__SOURCE EXCERPT__.
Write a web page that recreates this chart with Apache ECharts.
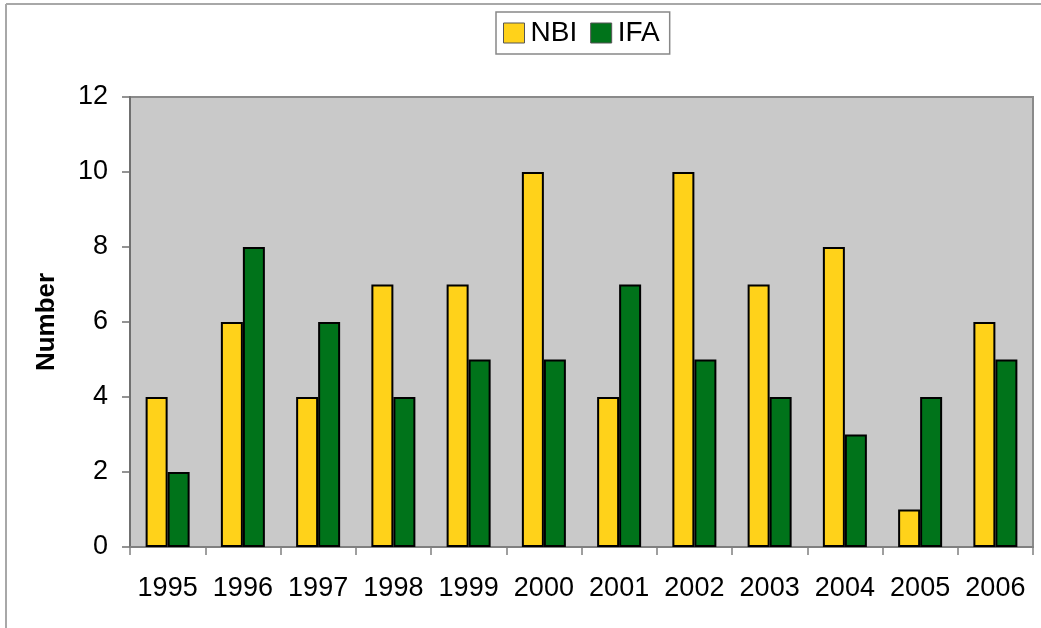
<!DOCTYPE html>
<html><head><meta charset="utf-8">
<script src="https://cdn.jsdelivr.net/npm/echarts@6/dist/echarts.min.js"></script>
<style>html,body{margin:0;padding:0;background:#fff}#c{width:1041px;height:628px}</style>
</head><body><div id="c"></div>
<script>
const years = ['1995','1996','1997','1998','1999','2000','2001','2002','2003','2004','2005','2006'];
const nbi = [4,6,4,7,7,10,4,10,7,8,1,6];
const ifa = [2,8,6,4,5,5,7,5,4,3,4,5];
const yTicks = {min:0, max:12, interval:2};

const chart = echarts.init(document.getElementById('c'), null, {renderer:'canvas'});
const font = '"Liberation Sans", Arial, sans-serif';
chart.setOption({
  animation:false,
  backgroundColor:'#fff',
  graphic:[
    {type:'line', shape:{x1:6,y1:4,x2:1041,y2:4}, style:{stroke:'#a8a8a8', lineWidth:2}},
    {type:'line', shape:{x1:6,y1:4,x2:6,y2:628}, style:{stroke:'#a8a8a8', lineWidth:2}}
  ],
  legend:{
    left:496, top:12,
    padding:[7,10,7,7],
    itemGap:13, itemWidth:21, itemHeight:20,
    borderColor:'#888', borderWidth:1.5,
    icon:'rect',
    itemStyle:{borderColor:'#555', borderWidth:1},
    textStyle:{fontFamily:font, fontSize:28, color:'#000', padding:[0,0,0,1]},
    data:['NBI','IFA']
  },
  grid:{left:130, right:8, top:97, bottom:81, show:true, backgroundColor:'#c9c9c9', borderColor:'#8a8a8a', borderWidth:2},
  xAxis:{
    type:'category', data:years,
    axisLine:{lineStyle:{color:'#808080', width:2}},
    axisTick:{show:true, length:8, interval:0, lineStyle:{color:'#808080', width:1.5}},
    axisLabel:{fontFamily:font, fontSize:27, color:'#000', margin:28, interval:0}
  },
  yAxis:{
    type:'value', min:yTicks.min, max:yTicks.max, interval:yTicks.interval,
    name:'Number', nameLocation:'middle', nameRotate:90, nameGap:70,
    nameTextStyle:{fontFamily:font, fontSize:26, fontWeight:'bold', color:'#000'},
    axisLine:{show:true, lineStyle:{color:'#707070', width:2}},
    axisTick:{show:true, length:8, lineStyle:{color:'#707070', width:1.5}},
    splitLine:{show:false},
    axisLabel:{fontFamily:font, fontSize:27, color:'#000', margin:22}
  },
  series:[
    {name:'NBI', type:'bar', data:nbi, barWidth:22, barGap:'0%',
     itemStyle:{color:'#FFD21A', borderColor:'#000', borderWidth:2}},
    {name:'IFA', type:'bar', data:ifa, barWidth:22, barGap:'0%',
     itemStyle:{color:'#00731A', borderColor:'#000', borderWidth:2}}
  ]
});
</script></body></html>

__REQUEST__.
Transcribe the whole listing, character for character, but not its images.

__REPLY TO THE TASK__.
Write a web page that recreates this chart with Apache ECharts.
<!DOCTYPE html>
<html><head><meta charset="utf-8">
<script src="https://cdn.jsdelivr.net/npm/echarts@6/dist/echarts.min.js"></script>
<style>html,body{margin:0;padding:0;background:#fff}#c{width:1041px;height:628px}</style>
</head><body><div id="c"></div>
<script>
const years = ['1995','1996','1997','1998','1999','2000','2001','2002','2003','2004','2005','2006'];
const nbi = [4,6,4,7,7,10,4,10,7,8,1,6];
const ifa = [2,8,6,4,5,5,7,5,4,3,4,5];
const yTicks = {min:0, max:12, interval:2};

const chart = echarts.init(document.getElementById('c'), null, {renderer:'canvas'});
const font = '"Liberation Sans", Arial, sans-serif';
chart.setOption({
  animation:false,
  backgroundColor:'#fff',
  graphic:[
    {type:'line', shape:{x1:6,y1:4,x2:1041,y2:4}, style:{stroke:'#a8a8a8', lineWidth:2}},
    {type:'line', shape:{x1:6,y1:4,x2:6,y2:628}, style:{stroke:'#a8a8a8', lineWidth:2}}
  ],
  legend:{
    left:496, top:12,
    padding:[7,10,7,7],
    itemGap:13, itemWidth:21, itemHeight:20,
    borderColor:'#888', borderWidth:1.5,
    icon:'rect',
    itemStyle:{borderColor:'#555', borderWidth:1},
    textStyle:{fontFamily:font, fontSize:28, color:'#000', padding:[0,0,0,1]},
    data:['NBI','IFA']
  },
  grid:{left:130, right:8, top:97, bottom:81, show:true, backgroundColor:'#c9c9c9', borderColor:'#8a8a8a', borderWidth:2},
  xAxis:{
    type:'category', data:years,
    axisLine:{lineStyle:{color:'#808080', width:2}},
    axisTick:{show:true, length:8, interval:0, lineStyle:{color:'#808080', width:1.5}},
    axisLabel:{fontFamily:font, fontSize:27, color:'#000', margin:28, interval:0}
  },
  yAxis:{
    type:'value', min:yTicks.min, max:yTicks.max, interval:yTicks.interval,
    name:'Number', nameLocation:'middle', nameRotate:90, nameGap:70,
    nameTextStyle:{fontFamily:font, fontSize:26, fontWeight:'bold', color:'#000'},
    axisLine:{show:true, lineStyle:{color:'#707070', width:2}},
    axisTick:{show:true, length:8, lineStyle:{color:'#707070', width:1.5}},
    splitLine:{show:false},
    axisLabel:{fontFamily:font, fontSize:27, color:'#000', margin:22}
  },
  series:[
    {name:'NBI', type:'bar', data:nbi, barWidth:22, barGap:'0%',
     itemStyle:{color:'#FFD21A', borderColor:'#000', borderWidth:2}},
    {name:'IFA', type:'bar', data:ifa, barWidth:22, barGap:'0%',
     itemStyle:{color:'#00731A', borderColor:'#000', borderWidth:2}}
  ]
});
</script></body></html>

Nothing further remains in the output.